**Directions**
Reproduce exactly the run of lines from the one containing "Generate a Python" through the one containing "b05_err = [2.5, 2.5, 2.5, 2.3, 2.0, 1.5, 1.6]". Pictures do not belong in the copy.
## Start Given records
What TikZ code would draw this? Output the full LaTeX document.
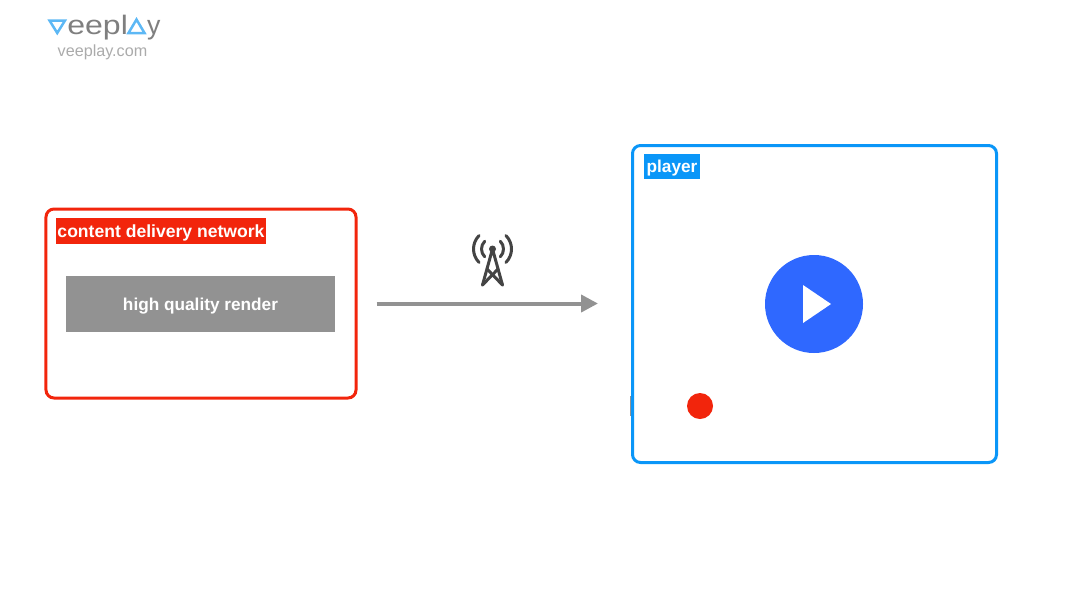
\documentclass[tikz,border=0pt]{standalone}
\usepackage{fontspec}
\setmainfont{Liberation Sans}
\usetikzlibrary{calc, arrows.meta}
\definecolor{cdnred}{HTML}{F2250C}
\definecolor{playerblue}{HTML}{0A96F8}
\definecolor{playbtn}{HTML}{2F68FF}
\definecolor{logoblue}{HTML}{5DB8F5}
\definecolor{logogray}{HTML}{7F7F7F}
\definecolor{renderfill}{HTML}{929292}
\definecolor{towergray}{HTML}{444444}
\tikzset{
    panel/.style={rectangle, rounded corners=0.08cm, line width=0.03cm, fill=white},
    tag/.style={inner sep=0pt, text=white, text height=0.128cm, text depth=0pt, font=\fontsize{4.9}{6}\selectfont\bfseries},
    tower/.style={towergray, line width=0.03cm, line cap=round, line join=round},
    logotri/.style={logoblue, line width=0.025cm, line join=miter},
    logotext/.style={inner sep=0pt, anchor=base west, text=logogray, font=\fontsize{7.6}{9}\selectfont},
    flow/.style={-{Triangle[length=0.17cm,width=0.17cm]}, renderfill, line width=0.04cm}
}
\begin{document}
\begin{tikzpicture}
    \useasboundingbox (0,0) rectangle (10.8,6.08);
    % logo
    \draw[logotri] (0.495,5.875)--(0.65,5.875)--(0.5725,5.75)--cycle;
    \node[logotext, xscale=1.2] (logoa) at (0.665,5.74) {eepl};
    \draw[logotri] (1.285,5.75)--(1.445,5.75)--(1.365,5.885)--cycle;
    \node[logotext] (logob) at (1.465,5.74) {y};
    \node[inner sep=0pt, anchor=base, text=black!33, font=\fontsize{4.6}{6}\selectfont] (site) at (1.025,5.52) {veeplay.com};
    % cdn
    \node[panel, draw=cdnred, minimum width=3.1cm, minimum height=1.89cm] (cdn) at (2.01,3.045) {};
    \node[tag, fill=cdnred, minimum width=2.1cm, minimum height=0.26cm, font=\fontsize{5}{6}\selectfont\bfseries] (cdnlabel) at (1.61,3.77) {content delivery network};
    \node[tag, fill=renderfill, minimum width=2.69cm, minimum height=0.56cm] (render) at (2.005,3.04) {high quality render};
    % player
    \fill[renderfill] (6.30,1.92) rectangle (6.33,2.12);
    \node[panel, draw=playerblue, minimum width=3.64cm, minimum height=3.17cm] (player) at (8.145,3.04) {};
    \node[tag, fill=playerblue, minimum width=0.56cm, minimum height=0.25cm] (playerlabel) at (6.72,4.415) {player};
    \node[circle, fill=playbtn, minimum size=0.98cm, inner sep=0pt] (play) at (8.14,3.04) {};
    \fill[white] (8.03,3.23)--(8.31,3.04)--(8.03,2.85)--cycle;
    \node[circle, fill=cdnred, minimum size=0.26cm, inner sep=0pt] (dot) at (7.00,2.02) {};
    % link
    \draw[flow, shorten <=0.19cm, shorten >=0.33cm] (cdn.east) -- (cdn.east -| player.west);
    % antenna
    \coordinate (apex) at (4.925,3.59);
    \fill[towergray] (apex) circle (0.035);
    \draw[tower] ($(apex)+(-0.1,-0.36)$)--(apex)--($(apex)+(0.1,-0.36)$);
    \draw[tower] ($(apex)+(-0.1,-0.36)$)--($(apex)+(0.055,-0.2)$);
    \draw[tower] ($(apex)+(0.1,-0.36)$)--($(apex)+(-0.055,-0.2)$);
    \draw[tower] ($(apex)+(135:0.11)$) arc (135:225:0.11);
    \draw[tower] ($(apex)+(45:0.11)$) arc (45:-45:0.11);
    \draw[tower] ($(apex)+(135:0.19)$) arc (135:225:0.19);
    \draw[tower] ($(apex)+(45:0.19)$) arc (45:-45:0.19);
\end{tikzpicture}
\end{document}
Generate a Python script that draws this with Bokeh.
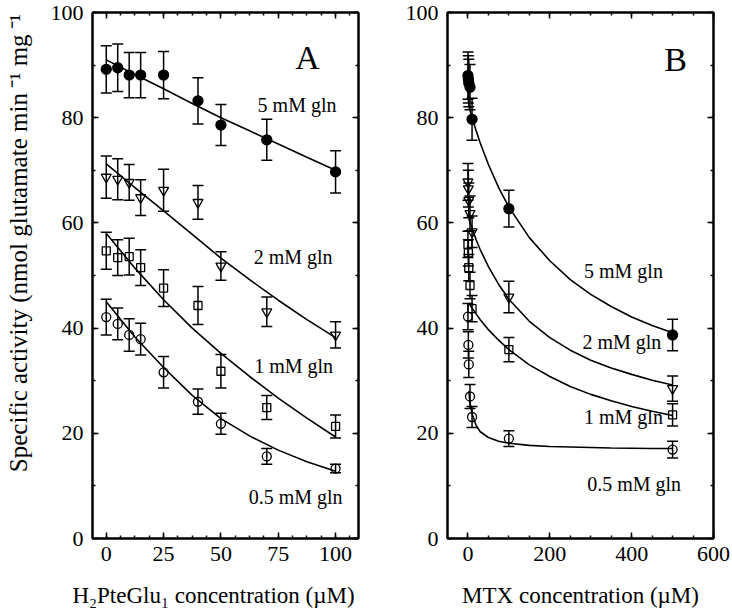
import math
from bokeh.plotting import figure
from bokeh.layouts import row, column
from bokeh.models import (ColumnDataSource, Whisker, TeeHead, Range1d, LinearAxis,
                          SingleIntervalTicker)
from bokeh.embed import file_html
from bokeh.resources import INLINE
from bokeh.core.properties import value

FONT = "Liberation Serif"

# ---------------- Panel A data (H2PteGlu1) ----------------
a_x = [0, 5, 10, 15, 25, 40, 50, 70, 100]
a5 = [89.2, 89.5, 88.1, 88.1, 88.1, 83.2, 78.6, 75.8, 69.7]
a5_err = [4.5, 4.5, 4.3, 4.3, 4.5, 4.4, 3.9, 3.9, 4.0]
a2 = [68.7, 68.3, 67.7, 64.8, 66.2, 63.9, 51.8, 43.1, 38.7]
a2_err = [4.0, 3.9, 3.4, 3.4, 4.0, 3.2, 2.7, 2.8, 2.5]
a1 = [54.7, 53.4, 53.6, 51.5, 47.6, 44.3, 31.8, 24.9, 21.3]
a1_err = [3.5, 3.4, 3.5, 3.4, 3.5, 3.6, 3.2, 2.3, 2.2]
a05 = [42.1, 40.8, 38.7, 37.9, 31.6, 26.0, 21.8, 15.6, 13.3]
a05_err = [3.4, 3.0, 3.1, 3.0, 3.0, 2.4, 2.0, 1.5, 0.8]

a_fit_x = [0, 12.5, 25, 37.5, 50, 62.5, 75, 87.5, 100]
a5_fit = [91.0, 88.2, 85.5, 82.7, 80.0, 77.5, 75.0, 72.5, 70.0]
a2_fit = [71.2, 66.7, 62.3, 57.8, 53.3, 49.2, 45.3, 41.6, 38.2]
a1_fit = [58.0, 51.4, 45.4, 40.0, 35.2, 30.8, 26.7, 22.9, 19.3]
a05_fit = [45.0, 38.3, 32.5, 27.2, 22.8, 19.5, 16.8, 14.6, 12.8]

a_lab_text = ["5 mM gln", "2 mM gln", "1 mM gln", "0.5 mM gln"]
a_lab_x = [83.2, 81.5, 81.7, 82.6]
a_lab_y = [82.4, 53.5, 32.8, 7.8]

# ---------------- Panel B data (MTX) ----------------
b_x = [0, 1, 2, 5, 10, 100, 500]
b5 = [88.0, 87.3, 86.6, 85.8, 79.7, 62.7, 38.7]
b5_err = [4.5, 4.5, 4.5, 4.3, 4.0, 3.5, 3.0]
b2 = [67.8, 66.5, 64.3, 61.8, 58.3, 45.9, 28.5]
b2_err = [3.5, 3.5, 3.3, 3.3, 3.0, 3.0, 2.4]
b1 = [55.9, 54.3, 51.5, 48.1, 43.7, 35.9, 23.5]
b1_err = [2.5, 2.5, 2.5, 2.5, 2.5, 2.3, 2.1]
b05 = [42.2, 36.8, 33.1, 27.0, 23.1, 19.0, 16.9]
b05_err = [2.5, 2.5, 2.5, 2.3, 2.0, 1.5, 1.6]

b_fit_x = [2, 5, 10, 20, 30, 50, 75, 100, 150, 200, 250, 300, 350, 400, 450, 500]
b5_fit = [82.2, 81.4, 80.0, 77.5, 75.2, 71.1, 66.7, 63.0, 57.2, 52.8, 49.2, 46.4, 44.1, 42.1, 40.5, 39.1]
b2_fit = [60.8, 60.1, 59.0, 56.8, 54.9, 51.7, 48.3, 45.5, 41.3, 38.2, 35.8, 33.9, 32.4, 31.2, 30.1, 29.2]
b1_fit = [44.8, 44.4, 43.8, 42.7, 41.6, 39.7, 37.7, 35.9, 33.0, 30.8, 28.9, 27.4, 26.2, 25.1, 24.2, 23.4]
b05_fit = [28.0, 25.9, 23.7, 21.5, 20.3, 19.2, 18.5, 18.1, 17.7, 17.5, 17.4, 17.3, 17.2, 17.15, 17.1, 17.1]

b_lab_text = ["5 mM gln", "2 mM gln", "1 mM gln", "0.5 mM gln"]
b_lab_x = [380, 376, 380, 406]
b_lab_y = [50.8, 37.3, 23.1, 10.3]

panel_letters = ["A", "B"]
letter_x = [87.8, 507.6]
letter_y = [91.4, 91.0]

y_label = "Specific activity (nmol glutamate min\u2009\u207b\u00b9 mg\u2009\u207b\u00b9\u2009)"
x_labels = ["H\u2082PteGlu\u2081 concentration (\u00b5M)", "MTX concentration (\u00b5M)"]
x_label_pos = [213, 580]


def style_axis(ax, labels=True):
    ax.axis_line_width = 2
    ax.major_tick_line_width = 1.5
    ax.minor_tick_line_width = 1.5
    ax.major_tick_in = 6
    ax.major_tick_out = 0
    ax.minor_tick_in = 3
    ax.minor_tick_out = 0
    ax.major_label_text_font = FONT
    if labels:
        ax.major_label_text_color = "black"
        ax.major_label_text_font_size = "22px"
        ax.major_label_standoff = 8
    else:
        ax.major_label_text_color = None
        ax.major_label_text_alpha = 0
        ax.major_label_text_font_size = "1px"
        ax.major_label_standoff = 0


def make_fig(xr, width, mbl, mbr, xint, xminor):
    p = figure(x_range=Range1d(*xr), y_range=Range1d(0, 100), width=width, height=578,
               min_border_left=mbl, min_border_right=mbr, min_border_top=12,
               min_border_bottom=40, output_backend="svg", toolbar_location=None)
    p.grid.visible = False
    p.outline_line_color = "black"
    p.outline_line_width = 2
    bottom = p.below[0]
    left = p.left[0]
    bottom.ticker = SingleIntervalTicker(interval=xint, num_minor_ticks=xminor)
    left.ticker = SingleIntervalTicker(interval=20, num_minor_ticks=2)
    style_axis(bottom)
    style_axis(left)
    left.major_label_standoff = 9
    top = LinearAxis(ticker=SingleIntervalTicker(interval=xint, num_minor_ticks=xminor))
    right = LinearAxis(ticker=SingleIntervalTicker(interval=20, num_minor_ticks=2))
    style_axis(top, labels=False)
    style_axis(right, labels=False)
    p.add_layout(top, "above")
    p.add_layout(right, "right")
    return p


def add_series(p, xs, ys, errs, marker, size, filled, lw=1.3):
    src = ColumnDataSource(dict(x=xs, y=ys,
                                up=[v + e for v, e in zip(ys, errs)],
                                lo=[v - e for v, e in zip(ys, errs)]))
    w = Whisker(source=src, base="x", upper="up", lower="lo", line_width=1.5,
                line_color="black",
                upper_head=TeeHead(size=11, line_width=1.5, line_color="black"),
                lower_head=TeeHead(size=11, line_width=1.5, line_color="black"))
    p.add_layout(w)
    p.scatter("x", "y", source=src, marker=marker, size=size,
              fill_color="black" if filled else None, line_color="black", line_width=lw)


def add_labels(p, xs, ys, texts):
    p.text(x=xs, y=ys, text=texts, text_font=value(FONT), text_font_size="20px",
           text_align="center", text_baseline="middle", text_color="black")


def strip(width, height):
    s = figure(width=width, height=height, x_range=Range1d(0, width),
               y_range=Range1d(0, height), min_border=0, x_axis_type=None,
               y_axis_type=None, output_backend="svg", toolbar_location=None)
    s.outline_line_color = None
    s.grid.visible = False
    return s


# ---------------- y-axis title strip ----------------
py = strip(40, 578)
py.text(x=[18], y=[578 - 246], text=[y_label], angle=math.pi / 2, text_font=value(FONT),
        text_font_size="25px", text_align="center", text_baseline="middle",
        text_color="black")

# ---------------- Panel A ----------------
pa = make_fig((-6, 110), 328, 52, 10, 25, 4)
for fy in (a5_fit, a2_fit, a1_fit, a05_fit):
    pa.line(a_fit_x, fy, line_color="black", line_width=1.6)
add_series(pa, a_x, a5, a5_err, "circle", 10, True)
add_series(pa, a_x, a2, a2_err, "inverted_triangle", 10, False)
add_series(pa, a_x, a1, a1_err, "square", 8, False)
add_series(pa, a_x, a05, a05_err, "circle", 9, False)
add_labels(pa, a_lab_x, a_lab_y, a_lab_text)
pa.text(x=letter_x[:1], y=letter_y[:1], text=panel_letters[:1],
        text_font=value(FONT), text_font_size="34px", text_align="center",
        text_baseline="middle", text_color="black")

# ---------------- Panel B ----------------
pb = make_fig((-50, 600), 364, 79, 19, 200, 4)
for fy in (b5_fit, b2_fit, b1_fit, b05_fit):
    pb.line(b_fit_x, fy, line_color="black", line_width=1.6)
add_series(pb, b_x, b5, b5_err, "circle", 10, True)
add_series(pb, b_x, b2, b2_err, "inverted_triangle", 10, False)
add_series(pb, b_x, b1, b1_err, "square", 8, False)
add_series(pb, b_x, b05, b05_err, "circle", 9, False)
add_labels(pb, b_lab_x, b_lab_y, b_lab_text)
pb.text(x=letter_x[1:], y=letter_y[1:], text=panel_letters[1:],
        text_font=value(FONT), text_font_size="34px", text_align="center",
        text_baseline="middle", text_color="black")

# ---------------- x-axis titles strip ----------------
px = strip(732, 34)
px.text(x=x_label_pos, y=[17, 17], text=x_labels, text_font=value(FONT),
        text_font_size="23px", text_align="center", text_baseline="middle",
        text_color="black")

layout = column(row(py, pa, pb), px)
open("out.html", "w").write(file_html(layout, INLINE))
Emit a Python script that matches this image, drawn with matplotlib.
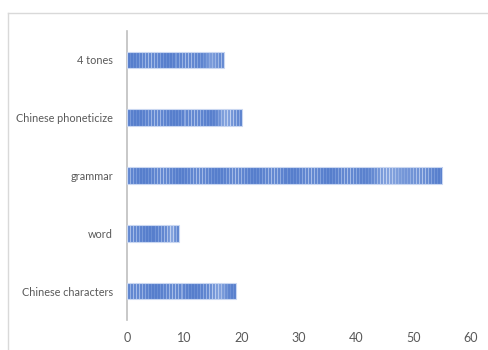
## End Given records
**Written response**
Generate a Python script that draws this with Bokeh.
import math
from bokeh.plotting import figure
from bokeh.layouts import row, column
from bokeh.models import (ColumnDataSource, Whisker, TeeHead, Range1d, LinearAxis,
                          SingleIntervalTicker)
from bokeh.embed import file_html
from bokeh.resources import INLINE
from bokeh.core.properties import value

FONT = "Liberation Serif"

# ---------------- Panel A data (H2PteGlu1) ----------------
a_x = [0, 5, 10, 15, 25, 40, 50, 70, 100]
a5 = [89.2, 89.5, 88.1, 88.1, 88.1, 83.2, 78.6, 75.8, 69.7]
a5_err = [4.5, 4.5, 4.3, 4.3, 4.5, 4.4, 3.9, 3.9, 4.0]
a2 = [68.7, 68.3, 67.7, 64.8, 66.2, 63.9, 51.8, 43.1, 38.7]
a2_err = [4.0, 3.9, 3.4, 3.4, 4.0, 3.2, 2.7, 2.8, 2.5]
a1 = [54.7, 53.4, 53.6, 51.5, 47.6, 44.3, 31.8, 24.9, 21.3]
a1_err = [3.5, 3.4, 3.5, 3.4, 3.5, 3.6, 3.2, 2.3, 2.2]
a05 = [42.1, 40.8, 38.7, 37.9, 31.6, 26.0, 21.8, 15.6, 13.3]
a05_err = [3.4, 3.0, 3.1, 3.0, 3.0, 2.4, 2.0, 1.5, 0.8]

a_fit_x = [0, 12.5, 25, 37.5, 50, 62.5, 75, 87.5, 100]
a5_fit = [91.0, 88.2, 85.5, 82.7, 80.0, 77.5, 75.0, 72.5, 70.0]
a2_fit = [71.2, 66.7, 62.3, 57.8, 53.3, 49.2, 45.3, 41.6, 38.2]
a1_fit = [58.0, 51.4, 45.4, 40.0, 35.2, 30.8, 26.7, 22.9, 19.3]
a05_fit = [45.0, 38.3, 32.5, 27.2, 22.8, 19.5, 16.8, 14.6, 12.8]

a_lab_text = ["5 mM gln", "2 mM gln", "1 mM gln", "0.5 mM gln"]
a_lab_x = [83.2, 81.5, 81.7, 82.6]
a_lab_y = [82.4, 53.5, 32.8, 7.8]

# ---------------- Panel B data (MTX) ----------------
b_x = [0, 1, 2, 5, 10, 100, 500]
b5 = [88.0, 87.3, 86.6, 85.8, 79.7, 62.7, 38.7]
b5_err = [4.5, 4.5, 4.5, 4.3, 4.0, 3.5, 3.0]
b2 = [67.8, 66.5, 64.3, 61.8, 58.3, 45.9, 28.5]
b2_err = [3.5, 3.5, 3.3, 3.3, 3.0, 3.0, 2.4]
b1 = [55.9, 54.3, 51.5, 48.1, 43.7, 35.9, 23.5]
b1_err = [2.5, 2.5, 2.5, 2.5, 2.5, 2.3, 2.1]
b05 = [42.2, 36.8, 33.1, 27.0, 23.1, 19.0, 16.9]
b05_err = [2.5, 2.5, 2.5, 2.3, 2.0, 1.5, 1.6]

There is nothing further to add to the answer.